Wednesday, November 23, 2011

Sodas Linked To Increased Teen Aggression


Could sugary sodas possibly make you violent? A recent study looking at teenagers in Boston public schools has found a possible link between drinking non-diet sodas and an increase in violent behaviors.


What the study found is that the teenagers who drink more than 5 cans (12oz each) of non-diet soda a week showed a 9-15% increased likelihood of engaging in aggressive or violent behavior. Shockingly, the reported effect of sodas on violence closely matches the results that tobacco or alcohol have on teens. With over 30% of teens reporting drinking 5 or more sodas per week, these effects may be more widespread than expected.

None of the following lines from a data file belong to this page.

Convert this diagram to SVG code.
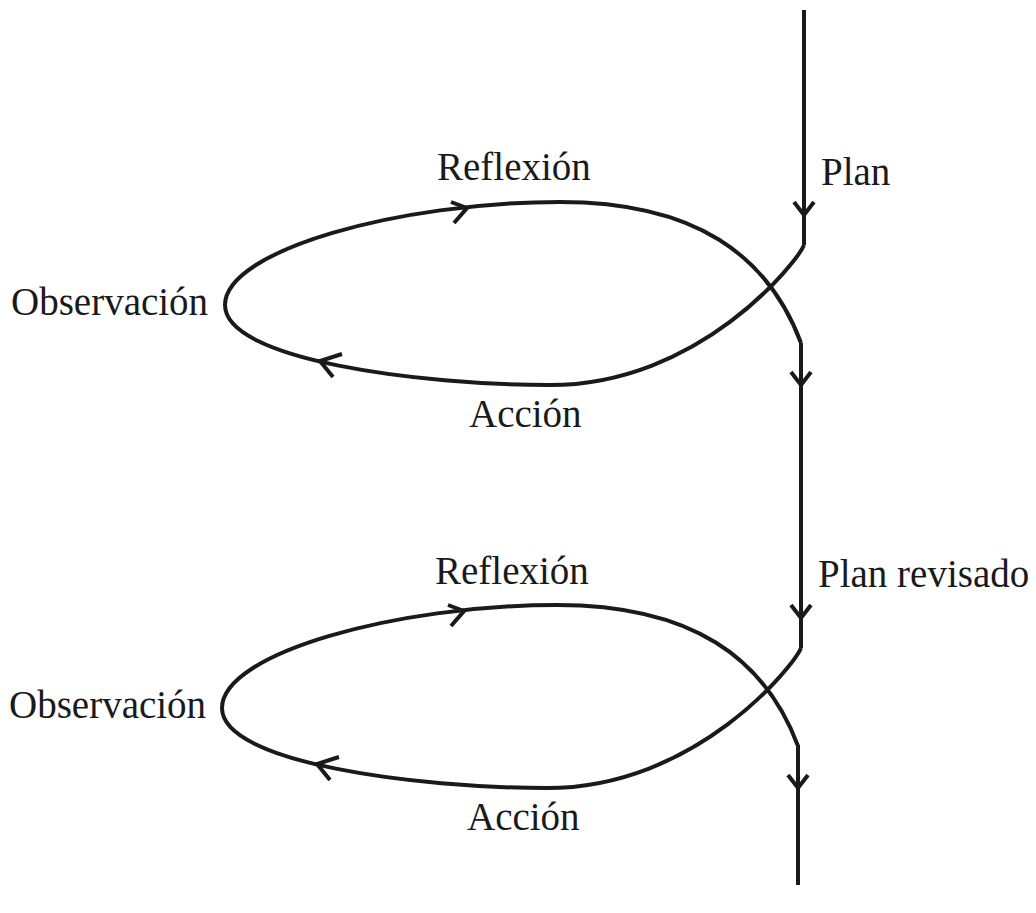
<svg xmlns="http://www.w3.org/2000/svg" width="1036" height="913" viewBox="0 0 1036 913">
<style>
.ln{fill:none;stroke:#1a1a1a;stroke-width:4;stroke-linejoin:miter}
.lb{font-family:"Liberation Serif","Times New Roman",serif;font-size:39px;fill:#1a1a1a}
</style>
<rect width="1036" height="913" fill="#fff"/>
<g id="connectors">
  <polyline class="ln" points="804,10 804,245"/>
  <polyline class="ln" points="801,343 801,648"/>
  <polyline class="ln" points="798,745 798,885"/>
  <polyline class="ln" points="794,202 804,215 814,202"/>
  <polyline class="ln" points="791,372 801,385 811,372"/>
  <polyline class="ln" points="791,605 801,618 811,605"/>
  <polyline class="ln" points="788,775 798,788 808,775"/>
  <g id="loop1">
    <path class="ln" d="M804,245 C797,262 700,385 550,385 C420,385 225,360 225,305 C225,250 400,202 560,202 C695,202 768,255 801,343"/>
    <polyline class="ln" points="451,202 467,208 454,223"/>
    <polyline class="ln" points="342,354 320,361 333,377"/>
  </g>
  <g id="loop2" transform="translate(-3,403)">
    <path class="ln" d="M804,245 C797,262 700,385 550,385 C420,385 225,360 225,305 C225,250 400,202 560,202 C695,202 768,255 801,343"/>
    <polyline class="ln" points="451,202 467,208 454,223"/>
    <polyline class="ln" points="342,354 320,361 333,377"/>
  </g>
</g>
<g id="plan"><text class="lb" x="821" y="185">Plan</text></g>
<g id="reflexion1"><text class="lb" x="437" y="180">Reflexión</text></g>
<g id="observacion1"><text class="lb" x="11" y="315">Observación</text></g>
<g id="accion1"><text class="lb" x="469" y="427">Acción</text></g>
<g id="plan-revisado"><text class="lb" x="818" y="587">Plan revisado</text></g>
<g id="reflexion2"><text class="lb" x="435" y="584">Reflexión</text></g>
<g id="observacion2"><text class="lb" x="9" y="718">Observación</text></g>
<g id="accion2"><text class="lb" x="467" y="830">Acción</text></g>
</svg>
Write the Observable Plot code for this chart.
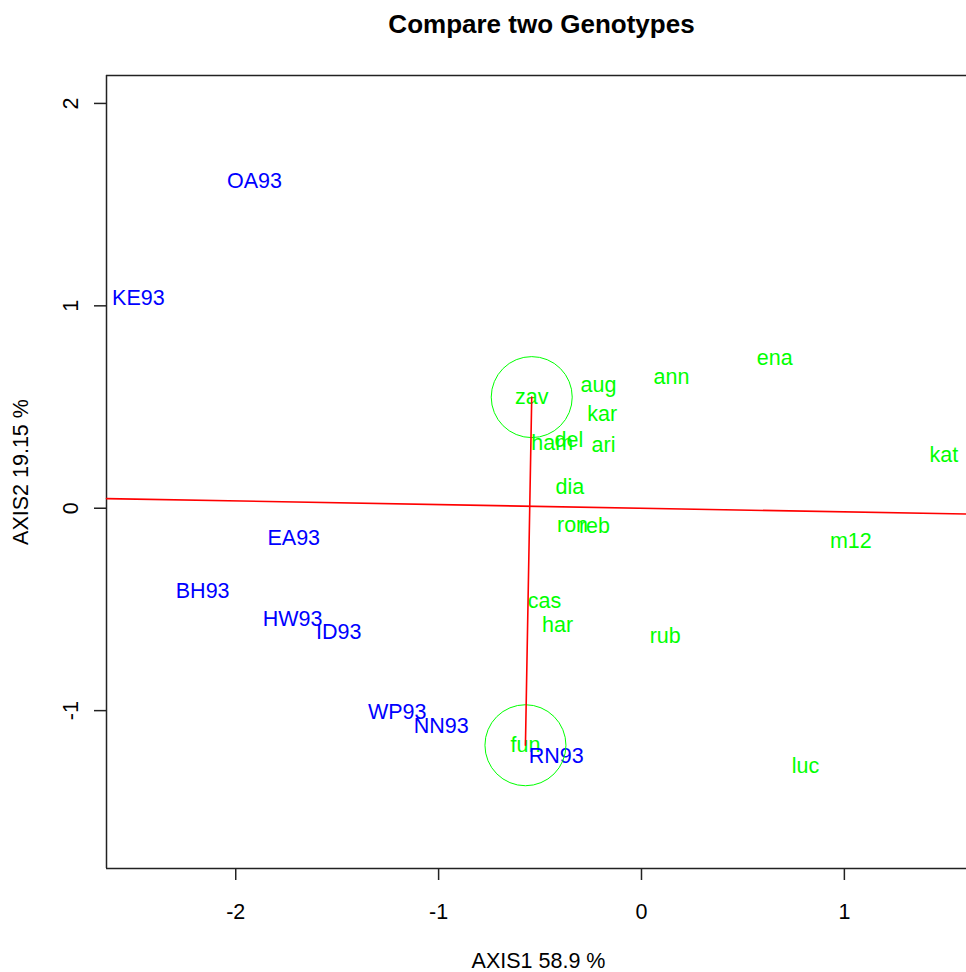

As the amount of soda a teen drinks increases, so too does the likelihood of aggressive behavior. Of the studied teens who drink 14 or more cans of soda a week, 42% carried a gun, 58% were violent toward peers, 45% were violent toward a sibling or other child in the family, and almost 27% were violent with their dates. The results showed a dose-dependant response from soda intake -- the more sodas consumed increased the risk of violence by a similar amount.

Whether sugar, high fructose corn syrup, caffeine, or some combination of ingredients is causing this shift in behavior is not clear. However, this research strongly suggests that soda intake is in some way related to these risky behaviors. Of course, water is an often overlooked but widely available alternative to sodas, with the added benefit of not causing these symptoms in teenagers who drink it.

Remember, every chemical, from sugar to prescription drugs, that we put in our body has the potential to alter our body’s chemistry in some way. If you’ve ever seen how small children behave on a “sugar high” after eating too much candy, these study results are probably not that surprising. With this study being the first to illustrate this link, the push to stop selling sodas in schools may start to gain some traction.